- 2015 Federal Election
Neis wants to be West Kelowna mayor again
West Kelowna’s first mayor wants her old job back.
Rosalind Neis, who opted to run as a councillor in the last municipal election and topped the polls, has announced she will challenge incumbent Doug Findlater for the mayor’s job in November. Findlater has already said he will seek a second term.
“Doug has done a great job but we have different styles,” said Neis, who has often found herself lacking the support of her council colleagues when trying to propose motions at council meetings.
Despite that, Findlater has said in the past he feels the rest of council works well with Neis, who came out of nowhere to win the first West Kelowna mayoral race in 2007. She served a special one-year term until West Kelowna joined the regular, three-year municipal election cycle the following year. In 2008 she opted to seek a council seat instead of re-election as mayor saying she wanted to devote more time to her family and her job.

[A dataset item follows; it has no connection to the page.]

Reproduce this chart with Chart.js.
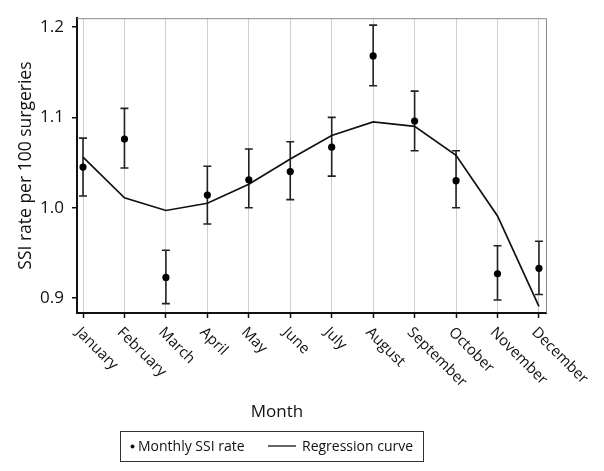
<!DOCTYPE html>
<html>
<head>
<meta charset="utf-8">
<script src="https://cdn.jsdelivr.net/npm/chart.js@4"></script>
<style>
  html, body { margin: 0; padding: 0; background: #fff; }
  #wrap { width: 604px; height: 471px; }
</style>
</head>
<body>
<div id="wrap"><canvas id="c" width="604" height="471"></canvas></div>
<script>
const months = ["January","February","March","April","May","June","July","August","September","October","November","December"];
const ssiRate    = [1.045, 1.076, 0.923, 1.014, 1.031, 1.040, 1.067, 1.168, 1.096, 1.030, 0.927, 0.933];
const ciLower    = [1.013, 1.044, 0.894, 0.982, 1.000, 1.009, 1.035, 1.135, 1.063, 1.000, 0.898, 0.904];
const ciUpper    = [1.077, 1.110, 0.953, 1.046, 1.065, 1.073, 1.100, 1.202, 1.129, 1.063, 0.958, 0.963];
const regression = [1.056, 1.011, 0.997, 1.005, 1.026, 1.054, 1.080, 1.095, 1.090, 1.058, 0.991, 0.891];
const yTicks = [0.9, 1.0, 1.1, 1.2];
const xTitle = "Month";
const yTitle = "SSI rate per 100 surgeries";
const legendLabels = ["Monthly SSI rate", "Regression curve"];

const FONT = "'Open Sans', 'DejaVu Sans', sans-serif";

const errorBars = {
  id: 'errorBars',
  beforeDatasetsDraw(chart) {
    const {ctx, chartArea, scales: {x, y}} = chart;
    ctx.save();
    // top and right frame
    ctx.strokeStyle = '#8a8a8a';
    ctx.lineWidth = 1;
    ctx.beginPath();
    ctx.moveTo(chartArea.left, chartArea.top + 0.5);
    ctx.lineTo(chartArea.right + 0.5, chartArea.top + 0.5);
    ctx.lineTo(chartArea.right + 0.5, chartArea.bottom);
    ctx.stroke();
    // error bars
    ctx.strokeStyle = '#222';
    ctx.lineWidth = 1.6;
    const cap = 4;
    ssiRate.forEach((v, i) => {
      const px = x.getPixelForValue(i);
      const yl = y.getPixelForValue(ciLower[i]);
      const yu = y.getPixelForValue(ciUpper[i]);
      ctx.beginPath();
      ctx.moveTo(px, yl); ctx.lineTo(px, yu);
      ctx.moveTo(px - cap, yl); ctx.lineTo(px + cap, yl);
      ctx.moveTo(px - cap, yu); ctx.lineTo(px + cap, yu);
      ctx.stroke();
    });
    ctx.restore();
  },
  afterDraw(chart) {
    const {ctx, scales: {x}} = chart;
    ctx.save();
    ctx.fillStyle = '#111';
    // rotated month labels
    ctx.font = "15px " + FONT;
    ctx.textAlign = 'left';
    ctx.textBaseline = 'middle';
    months.forEach((m, i) => {
      const px = x.getPixelForValue(i);
      ctx.save();
      ctx.translate(px - 5, 330);
      ctx.rotate(Math.PI / 4);
      ctx.fillText(m, 0, 0);
      ctx.restore();
    });
    // axis title
    ctx.font = "17px " + FONT;
    ctx.textAlign = 'center';
    ctx.fillText(xTitle, 277, 412);
    // legend
    ctx.strokeStyle = '#333';
    ctx.lineWidth = 1;
    ctx.strokeRect(120.5, 431.5, 303, 30);
    ctx.beginPath();
    ctx.arc(132.5, 446.5, 2, 0, Math.PI * 2);
    ctx.fill();
    ctx.font = "14px " + FONT;
    ctx.textAlign = 'left';
    ctx.textBaseline = 'middle';
    ctx.fillText(legendLabels[0], 138, 447);
    ctx.strokeStyle = '#111';
    ctx.lineWidth = 1.3;
    ctx.beginPath();
    ctx.moveTo(268, 446); ctx.lineTo(296, 446);
    ctx.stroke();
    ctx.fillText(legendLabels[1], 302, 447);
    ctx.restore();
  }
};

new Chart(document.getElementById('c'), {
  type: 'line',
  data: {
    datasets: [
      {
        label: legendLabels[0],
        data: ssiRate.map((v, i) => ({x: i, y: v})),
        showLine: false,
        pointRadius: 3.6,
        pointBackgroundColor: '#000',
        pointBorderColor: '#000',
        pointBorderWidth: 0,
        order: 0
      },
      {
        label: legendLabels[1],
        data: regression.map((v, i) => ({x: i, y: v})),
        borderColor: '#111',
        borderWidth: 1.7,
        pointRadius: 0,
        tension: 0,
        fill: false,
        order: 1
      }
    ]
  },
  options: {
    responsive: false,
    animation: false,
    devicePixelRatio: 1,
    layout: { padding: { top: 9, right: 58, bottom: 0, left: 0 } },
    plugins: { legend: { display: false }, tooltip: { enabled: false } },
    scales: {
      x: {
        type: 'linear',
        min: -0.145,
        max: 11.17,
        afterBuildTicks(scale) { scale.ticks = months.map((m, i) => ({value: i})); },
        afterFit(scale) { scale.height = 158; },
        ticks: { display: false },
        grid: {
          color: '#cfcfcf',
          lineWidth: 1,
          drawTicks: true,
          tickLength: 5,
          tickColor: '#111',
          tickWidth: 1.5
        },
        border: { color: '#111', width: 2 }
      },
      y: {
        type: 'linear',
        min: 0.8836,
        max: 1.2097,
        afterBuildTicks(scale) { scale.ticks = yTicks.map(v => ({value: v})); },
        afterFit(scale) { scale.width = 77; },
        ticks: {
          color: '#111',
          padding: 8,
          font: { family: FONT, size: 17 },
          callback: v => Number(v).toFixed(1)
        },
        grid: {
          drawOnChartArea: false,
          drawTicks: true,
          tickLength: 5,
          color: '#111',
          lineWidth: 1.5
        },
        border: { color: '#111', width: 2 },
        title: {
          display: true,
          text: yTitle,
          color: '#111',
          font: { family: FONT, size: 17.5 },
          padding: { top: 16, bottom: 0 }
        }
      }
    }
  },
  plugins: [errorBars]
});
</script>
</body>
</html>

At the time of the first election, Neis ran on a “disincorporation” platform, but backed away from that position after she was elected.
She said despite her personal opinion, residents of West Kelowna—or Westside as it was known then—voted for incorporation and voted for her to be mayor of the new municipality. She has not publicly advocated for West Kelowna to join Kelowna since.
Findlater won a council seat in that first election, and before that served as chairman of the committee that looked at governance options for the Westside. He was elected, mayor in 2008.
Neis said she still considers West Kelowna to be a bedroom community of Kelowna, one that needs to look at providing services ahead of facilities for its residents.
An operating room nurse at Kelowna General Hospital, Neis said she feels B.C. Premier Christy Clark has the right approach with her Families First agenda, adding that is something West Kelowna should emulate.
“We want a community that is safe, that we can afford to live in and that, hopefully, our children can afford to buy a house in and stay here,” said Neis.
If elected, Neis said she plans to become a “casual,” at KGH, meaning she could be called in when the hospital needs additional staff but it would be up to her to accept shifts.
That way, she could devote the tremendous amount of time required to be mayor. “I always intended to go back to politics full-time,” she said, adding that is now possible as two of her children graduated from high school last year.
As for her vision for the municipality, Neis said she believes Canadians are “not out of the woods yet” when it comes to the economy and expects five to six more years of what she calls really tough financial times.
“In the meantime, we (as a municipality) have to get back to basics,” she said.